The Millennial Star

Reflections on Reading the Book of Mormon

A couple of days ago I finished reading the Book of Mormon, which I had started in October based on President Nelson’s challenge.

About a year ago I recall opining that the Book of Mormon peoples had a more complete version of the creation narrative, a narrative which was neutered by the Deuteronomists and then corrupted during the Babylonian captivity. At that time I was wondering if the fullness of that creation narrative, which we see in accounts canonized in the Pearl of Great Price and the temple endowment, could have been contained in the initial manuscript pages that have been lost.

During this reading, however, I realized the fullness of the creation narrative can be found scattered throughout the extant Book of Mormon, included as asides during doctrinal discussions about the purpose of this life and the need for a Redeemer.

Saving the 60 Billion

According to some estimates, roughly 60 billion humans have lived on this earth, including the ~7 billion that are alive at the moment.

If God’s plan includes offering redemption to all His children, how are the bulk of the 60 billion to be saved? As many cultures are lost to memory, we cannot do the work entirely by means of searching out the records. There must needs be a way to learn the identities of those memory has forgotten.

Reviewing the ministry of Jesus Christ in America, I was struck by the mention of the ministry the three disciples of Christ would perform in this world:

Therefore, great and marvelous works shall be wrought by them, before the great and coming day when all people must surely stand before the judgment-seat of Christ;

Yea even among the Gentiles shall there be a great and marvelous work wrought by them, before that judgment day. (3 Nephi 28: 31-32)

Despite scattered stories of how unknown individuals assisted people[ref]One such story (cited in Church manuals) tells of a man who visited residents of the valley of Heywood, pointing out scriptures in the Bible, days before John Morgan arrived in the valley, guided by a dream he had dreamed years earlier, before his baptism, see https://sites.google.com/site/johnhamiltonmorganfamily/sacred-experiences.[/ref], there has not yet been a great and marvelous work wrought by them to our knowledge. It seems to me that helping reveal the names and relationships of lost humanity would appropriately be a great and marvelous work to prepare for the judgment day.

Children of Abinadom

One of the delights in reading the Book of Mormon in company with millions of others was the synergy of insights. One sister explored for us what it meant that Laban had command of his fifty, yea even his ten thousand. Laban, she argued, was clearly a key military leader. Had he not been rendered unable to report, the armies of Jerusalem would have scoured the wilderness and eradicated Lehi and his family. On the other hand, the recent predations of Babylon and Assyria in the early reign of Zedekiah meant that the quality of remaining leadership in Jerusalem was sketchy.

Another sister put forward the assertion that Abinadi was likely the brother (or at least close kin) to Amaleki, the final writer in the small plates of Nephi. Amaleki’s father was Abinadom, a name with strong similarity to Abinadi.

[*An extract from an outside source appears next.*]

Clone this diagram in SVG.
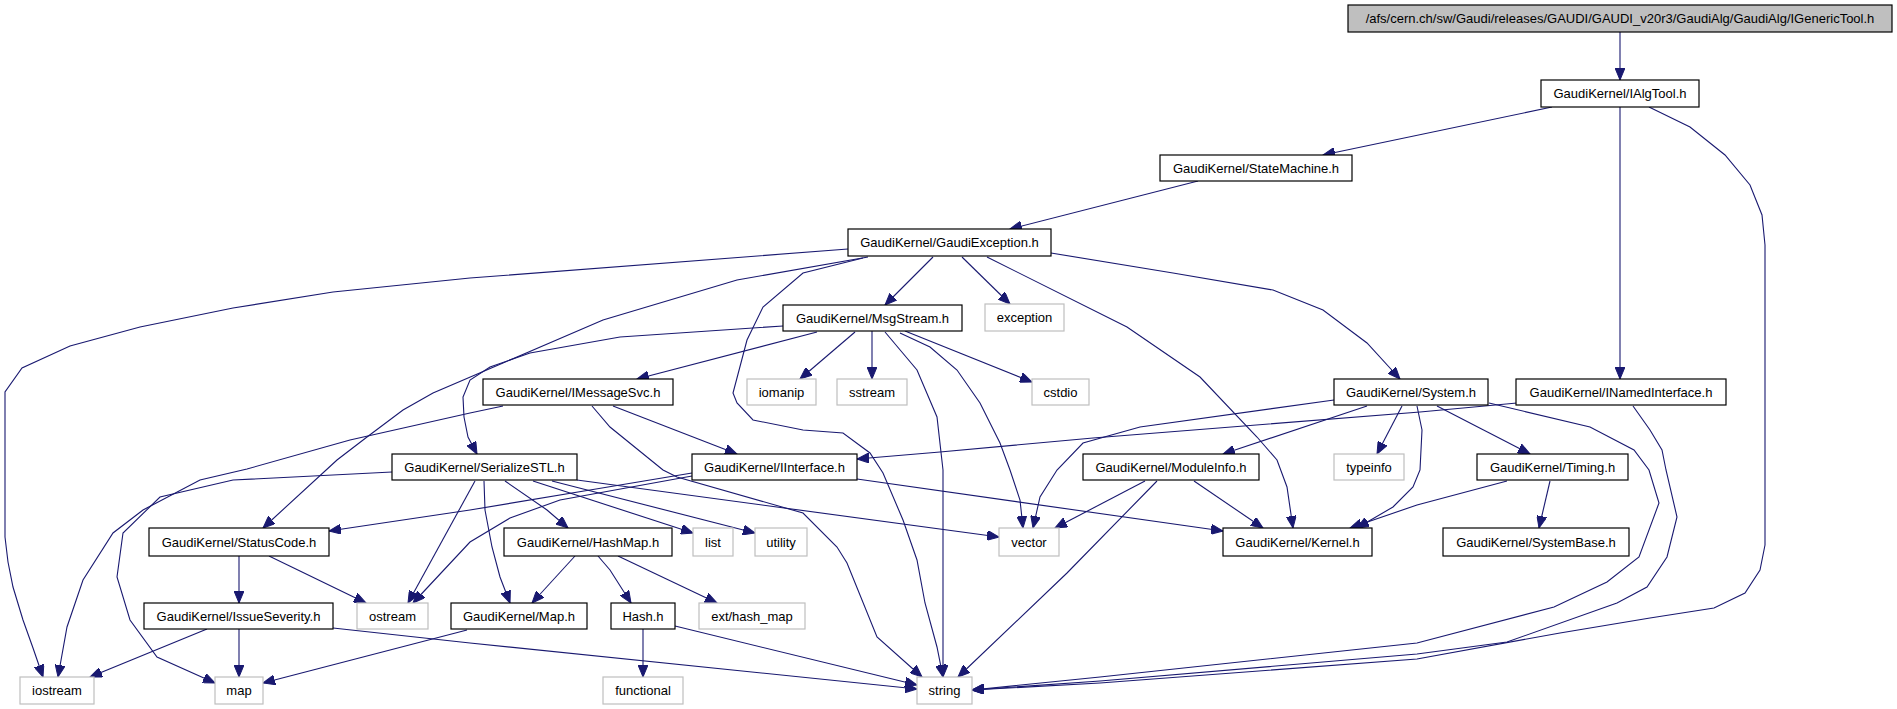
<svg xmlns="http://www.w3.org/2000/svg" width="1897" height="709" viewBox="0 0 1897 709">
<style>
.n rect{fill:#fff;stroke:#000;stroke-width:1.2}
.s rect{fill:#fff;stroke:#bfbfbf;stroke-width:1.2}
#root rect{fill:#bfbfbf;stroke:#000;stroke-width:1.2}
text{font-family:"Liberation Sans",Arial,sans-serif;font-size:13px;text-anchor:middle;fill:#000}
#edges path{fill:none;stroke:#191970;stroke-width:1.1;marker-end:url(#a)}
</style>
<defs>
<marker id="a" markerUnits="userSpaceOnUse" markerWidth="13" markerHeight="10" refX="12" refY="5" orient="auto" viewBox="0 0 13 10">
<path d="M0,0 L12,5 L0,10 z" fill="#191970" stroke="#191970"/>
</marker>
</defs>
<rect width="1897" height="709" fill="#fff"/>
<g id="edges">
<path d="M1620,32 L1620,80"/>
<path d="M1552,107 L1323,155"/>
<path d="M1620,107 L1620,379"/>
<path d="M1649,107 L1690,127 L1725,155 L1750,185 L1762,215 L1765,245 L1765,545 L1760,570 L1745,593 L1714,608 L1650,618 L1560,633 L1417,659 L1100,683 L972,690"/>
<path d="M1633,406 L1650,430 L1662,450 L1666,470 L1677,517 L1667,557 L1647,587 L1617,603 L1507,642 L1417,654 L1100,681 L972,690"/>
<path d="M1489,403 L1590,427 L1634,450 L1649,470 L1659,503 L1639,557 L1607,582 L1554,607 L1417,643 L1100,677 L972,690"/>
<path d="M1198,181 L1010,229"/>
<path d="M848,249 L470,278 L333,292 L233,308 L140,327 L70,346 L22,368 L5,392 L5,537 L8,562 L13,587 L23,620 L33,648 L43,677"/>
<path d="M868,257 L737,280 L603,320 L503,363 L433,393 L403,410 L367,437 L337,460 L263,528"/>
<path d="M933,257 L885,305"/>
<path d="M962,257 L1010,304"/>
<path d="M863,258 L803,273 L763,307 L747,340 L733,393 L737,403 L753,420 L803,430 L843,433 L870,453 L883,473 L903,520 L917,560 L925,603 L937,647 L943,677"/>
<path d="M987,257 L1127,327 L1200,377 L1257,437 L1277,460 L1287,487 L1293,528"/>
<path d="M1051,253 L1173,273 L1273,290 L1323,310 L1367,343 L1400,379"/>
<path d="M783,326 L620,337 L530,353 L490,367 L470,380 L463,397 L464,417 L468,437 L477,454"/>
<path d="M817,332 L637,379"/>
<path d="M855,332 L800,379"/>
<path d="M872,331 L872,379"/>
<path d="M885,332 L917,370 L937,417 L943,470 L943,677"/>
<path d="M900,333 L930,347 L957,370 L980,403 L1000,443 L1010,470 L1020,500 L1023,528"/>
<path d="M905,331 L1032,382"/>
<path d="M503,406 L470,413 L350,440 L247,469 L200,480 L143,510 L113,533 L83,580 L67,627 L58,677"/>
<path d="M613,406 L737,454"/>
<path d="M592,406 L610,427 L663,470 L677,477 L803,513 L837,547 L847,563 L877,637 L922,677"/>
<path d="M392,472 L233,480 L160,497 L123,533 L117,577 L130,620 L157,657 L215,683"/>
<path d="M475,481 L408,603"/>
<path d="M484,481 L485,510 L492,547 L500,577 L510,603"/>
<path d="M505,481 L547,510 L568,528"/>
<path d="M533,481 L693,533"/>
<path d="M552,481 L755,533"/>
<path d="M577,480 L999,537"/>
<path d="M692,473 L590,490 L470,510 L329,531"/>
<path d="M692,476 L560,500 L510,518 L470,542 L413,603"/>
<path d="M857,479 L1223,531"/>
<path d="M1517,403 L1420,412 L1093,438 L940,452 L857,459"/>
<path d="M1334,400 L1140,427 L1083,443 L1057,470 L1040,497 L1033,528"/>
<path d="M1367,406 L1223,454"/>
<path d="M1402,406 L1377,454"/>
<path d="M1417,406 L1422,430 L1420,470 L1413,487 L1393,507 L1357,528"/>
<path d="M1437,406 L1530,454"/>
<path d="M1145,481 L1055,528"/>
<path d="M1157,481 L1067,573 L958,677"/>
<path d="M1194,481 L1263,528"/>
<path d="M1507,481 L1417,505 L1350,528"/>
<path d="M1550,481 L1539,528"/>
<path d="M239,556 L239,603"/>
<path d="M269,556 L366,603"/>
<path d="M207,629 L90,677"/>
<path d="M239,629 L239,677"/>
<path d="M333,628 L470,643 L917,689"/>
<path d="M467,630 L263,683"/>
<path d="M575,556 L532,603"/>
<path d="M598,556 L610,570 L631,603"/>
<path d="M618,556 L717,603"/>
<path d="M643,629 L643,677"/>
<path d="M675,626 L917,685"/>
</g>
<g id="root"><rect x="1348" y="5" width="544" height="27"/><text x="1620" y="23">/afs/cern.ch/sw/Gaudi/releases/GAUDI/GAUDI_v20r3/GaudiAlg/GaudiAlg/IGenericTool.h</text></g>
<g id="IAlgTool" class="n"><rect x="1541" y="80" width="158" height="27"/><text x="1620" y="98">GaudiKernel/IAlgTool.h</text></g>
<g id="StateMachine" class="n"><rect x="1160" y="155" width="192" height="26"/><text x="1256" y="172.5">GaudiKernel/StateMachine.h</text></g>
<g id="GaudiException" class="n"><rect x="848" y="229" width="203" height="27"/><text x="949.5" y="247">GaudiKernel/GaudiException.h</text></g>
<g id="MsgStream" class="n"><rect x="783" y="305" width="179" height="26"/><text x="872.5" y="322.5">GaudiKernel/MsgStream.h</text></g>
<g id="exception" class="s"><rect x="985" y="304" width="79" height="27"/><text x="1024.5" y="322">exception</text></g>
<g id="IMessageSvc" class="n"><rect x="483" y="379" width="190" height="26"/><text x="578" y="396.5">GaudiKernel/IMessageSvc.h</text></g>
<g id="iomanip" class="s"><rect x="747" y="379" width="69" height="26"/><text x="781.5" y="396.5">iomanip</text></g>
<g id="sstream" class="s"><rect x="837" y="379" width="70" height="26"/><text x="872" y="396.5">sstream</text></g>
<g id="cstdio" class="s"><rect x="1032" y="379" width="57" height="26"/><text x="1060.5" y="396.5">cstdio</text></g>
<g id="System" class="n"><rect x="1334" y="379" width="154" height="26"/><text x="1411" y="396.5">GaudiKernel/System.h</text></g>
<g id="INamedInterface" class="n"><rect x="1516" y="379" width="210" height="26"/><text x="1621" y="396.5">GaudiKernel/INamedInterface.h</text></g>
<g id="SerializeSTL" class="n"><rect x="392" y="454" width="185" height="26"/><text x="484.5" y="471.5">GaudiKernel/SerializeSTL.h</text></g>
<g id="IInterface" class="n"><rect x="692" y="454" width="165" height="26"/><text x="774.5" y="471.5">GaudiKernel/IInterface.h</text></g>
<g id="ModuleInfo" class="n"><rect x="1083" y="454" width="176" height="26"/><text x="1171" y="471.5">GaudiKernel/ModuleInfo.h</text></g>
<g id="typeinfo" class="s"><rect x="1334" y="454" width="70" height="26"/><text x="1369" y="471.5">typeinfo</text></g>
<g id="Timing" class="n"><rect x="1477" y="454" width="151" height="26"/><text x="1552.5" y="471.5">GaudiKernel/Timing.h</text></g>
<g id="StatusCode" class="n"><rect x="149" y="528" width="180" height="28"/><text x="239" y="546.5">GaudiKernel/StatusCode.h</text></g>
<g id="HashMap" class="n"><rect x="504" y="528" width="168" height="28"/><text x="588" y="546.5">GaudiKernel/HashMap.h</text></g>
<g id="list" class="s"><rect x="693" y="528" width="40" height="28"/><text x="713" y="546.5">list</text></g>
<g id="utility" class="s"><rect x="755" y="528" width="52" height="28"/><text x="781" y="546.5">utility</text></g>
<g id="vector" class="s"><rect x="999" y="528" width="60" height="28"/><text x="1029" y="546.5">vector</text></g>
<g id="Kernel" class="n"><rect x="1223" y="528" width="149" height="28"/><text x="1297.5" y="546.5">GaudiKernel/Kernel.h</text></g>
<g id="SystemBase" class="n"><rect x="1443" y="528" width="186" height="28"/><text x="1536" y="546.5">GaudiKernel/SystemBase.h</text></g>
<g id="IssueSeverity" class="n"><rect x="144" y="603" width="189" height="26"/><text x="238.5" y="620.5">GaudiKernel/IssueSeverity.h</text></g>
<g id="ostream" class="s"><rect x="357" y="603" width="71" height="26"/><text x="392.5" y="620.5">ostream</text></g>
<g id="Map" class="n"><rect x="451" y="603" width="136" height="26"/><text x="519" y="620.5">GaudiKernel/Map.h</text></g>
<g id="Hash" class="n"><rect x="611" y="603" width="64" height="26"/><text x="643" y="620.5">Hash.h</text></g>
<g id="ext_hash_map" class="s"><rect x="699" y="603" width="106" height="26"/><text x="752" y="620.5">ext/hash_map</text></g>
<g id="iostream" class="s"><rect x="20" y="677" width="74" height="27"/><text x="57" y="695">iostream</text></g>
<g id="map" class="s"><rect x="215" y="677" width="48" height="27"/><text x="239" y="695">map</text></g>
<g id="functional" class="s"><rect x="603" y="677" width="80" height="27"/><text x="643" y="695">functional</text></g>
<g id="string" class="s"><rect x="917" y="677" width="55" height="27"/><text x="944.5" y="695">string</text></g>
</svg>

Abinadi appears to have been an age peer to Amaleki. Of interest, Abish appears to have been a generation after Abinadi. This sister sent me a story of Amaleki and Abinadi as brothers, the ending revealing her conjectured link between Abinadi and Abish.

Secret Combinations

Now that I know more about what occurred in Nauvoo and earlier Church history, it struck me how the burnings and rapes and murders and betrayals in the Book of Mormon were parallels to the challenges faced by the Saints during Joseph’s lifetime. Had the Book of Mormon appeared in 1844, that would have appeared to be derivative. But as the Book of Mormon manuscript was completed in 1829, it raises the spectre that some of the challenges faced by Saints may have been inspired as critics perused the Book of Mormon.

Certainly the corruptions in Nauvoo from 1841 through 1844 resemble the secret combinations described in the Book of Mormon.

Of course “secret combinations” are rife in our day. But I found it illuminating that the Book of Mormon would have provided Joseph and his peers a context for understanding the persecutions of their day.

Saints and Ministry

In light of the recent changes to focus on ministry and step back from calling ourselves by the name of a man (wonderful though Mormon was), it is interesting to see the language the Book of Mormon uses for believers in Christ and the work of succoring those around us.

Glancing through the Book of Mormon, the term “shepherd” refers exclusively to the Savior (though there are times when shepherd is mentioned as metaphor implying Christ less directly). Thus a reading of the Book of Mormon would not support use of “shepherd” or “shepherding” for us to use in our work with one another.

Ministry, on the other hand, is continually mentioned, as in “the work of the ministry.”

Obviously the Book of Mormon itself never refers to believers as “Mormons.” There are only two “Mormons” in the Book of Mormon: the prophet/general Mormon and his father, who was also named Mormon.

I’d be interested in hearing more of the insights you have had, reading through the Book of Mormon this fall.